Coolcaesar at en.wikipedia, Wikimedia Commons
What Happens After The Car Is Declared A Total Loss
Usually, the insurer offers a settlement based on ACV and takes possession of the vehicle. In many states and situations, the vehicle then gets a salvage title or similar branding if it is repaired and returned to the road. The details are handled through state motor vehicle agencies and vary by jurisdiction.
You Might Be Able To Keep The Car, But Read The Fine Print
In many cases, you can “retain salvage,” which means you keep the vehicle and accept a reduced payout. The insurer reduces your settlement by the salvage value they would have recovered. You will also need to understand the title rules, inspection requirements, and insurance implications where you live.
Salvage Titles And Rebuilt Titles Are Not The Same Everywhere
States handle branded titles differently, including what inspections are required after repairs. A rebuilt title can hurt resale value and can complicate financing and some forms of coverage. Before you keep a totaled car, confirm what your state will require to get it legally back on the road.
Your Settlement Should Match Your Car’s Pre-Crash Condition
ACV should reflect mileage, trim, options, and overall condition. If you recently installed new tires, replaced a transmission, or have maintenance records that show unusually good condition, gather that paperwork. You can ask the adjuster how they calculated ACV and what comparable vehicles they used.
Ask For The Valuation Report And Read It Like A Receipts List
Insurers often rely on third-party valuation reports that list comparable vehicles and adjustments. Check for errors like wrong trim, missing options, incorrect mileage, or condition deductions that do not match reality.

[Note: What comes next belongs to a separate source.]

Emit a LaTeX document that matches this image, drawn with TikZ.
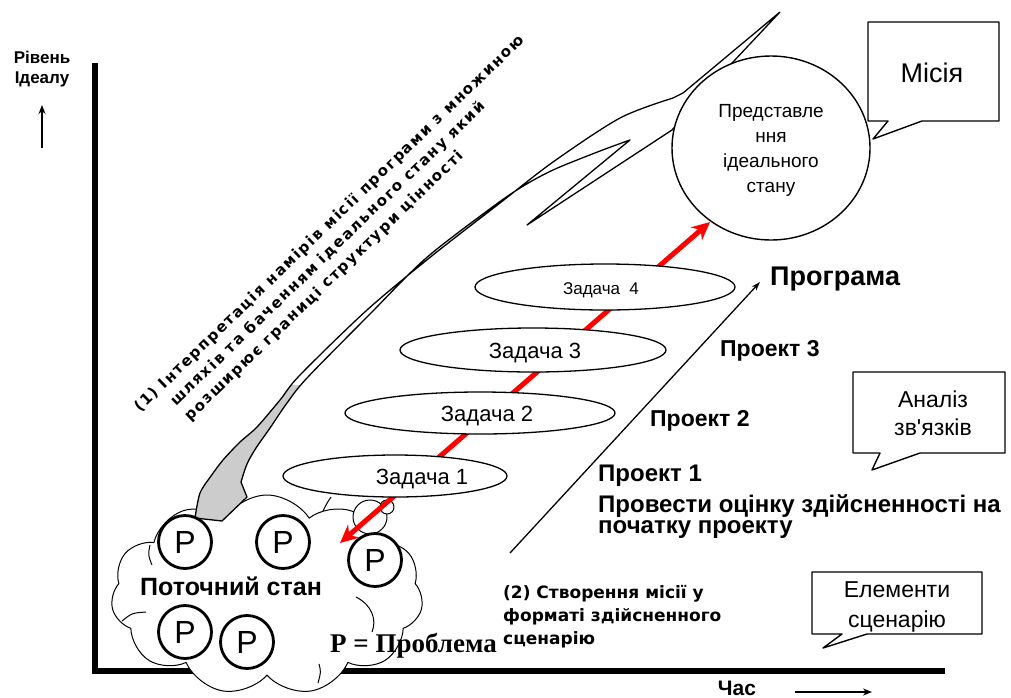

Fixing a few wrong details can sometimes move the settlement amount.
Do Not Ignore The Repair Estimate Details
Ask the insurer or shop for an itemized estimate and look for big-ticket categories. Airbags, headlights, ADAS sensors, radiators, and cooling components are common cost drivers. If the estimate seems oddly high or low, ask what assumptions were made about parts and labor.
If You Still Owe Money On The Car, The Loan Does Not Disappear
A total loss payout typically goes to the lienholder first, with anything left going to you. If the payout is less than what you owe, you may be responsible for the difference unless you have gap insurance. This is one of the most painful “totaled but drivable” scenarios.
Gap Insurance Is Often The Difference Between Annoying And Devastating
Gap coverage is designed to cover the difference between ACV and your loan balance in certain cases. Many buyers get it through a dealer or insurer, especially with long loans or small down payments. If your car is totaled early in the loan, gap can matter a lot.
You Can Negotiate, But You Need Clean Evidence
Bring listings for comparable vehicles in your area, but focus on matching year, trim, mileage, and condition. Provide maintenance records and photos that show pre-crash condition if you have them. Keep the conversation centered on verifiable facts, because ACV disputes usually turn on documentation.
Know When To Escalate The Dispute
If you cannot resolve it with the adjuster, ask about the company’s dispute process. Some policies include an appraisal clause that lets each side hire an appraiser, with an umpire if needed. Your state insurance department may also publish consumer guidance on total loss claims and complaint options.
One Last Reality Check Before You Fight To Keep It
A car that “drives fine” can still be compromised in ways that matter in a second crash. If the structure, airbags, or driver-assistance sensors are not right, you could be taking on real safety risk. Before you retain salvage, get an independent inspection and a realistic repair plan.
The Bottom Line: Totaled Is A Financial Label
Your insurer is not necessarily claiming the car is undrivable. They are saying the repair cost, plus the risk of additional damage, does not make sense compared with the vehicle’s value. If you understand the math, the title rules, and your options, you can decide whether to take the payout or keep the car.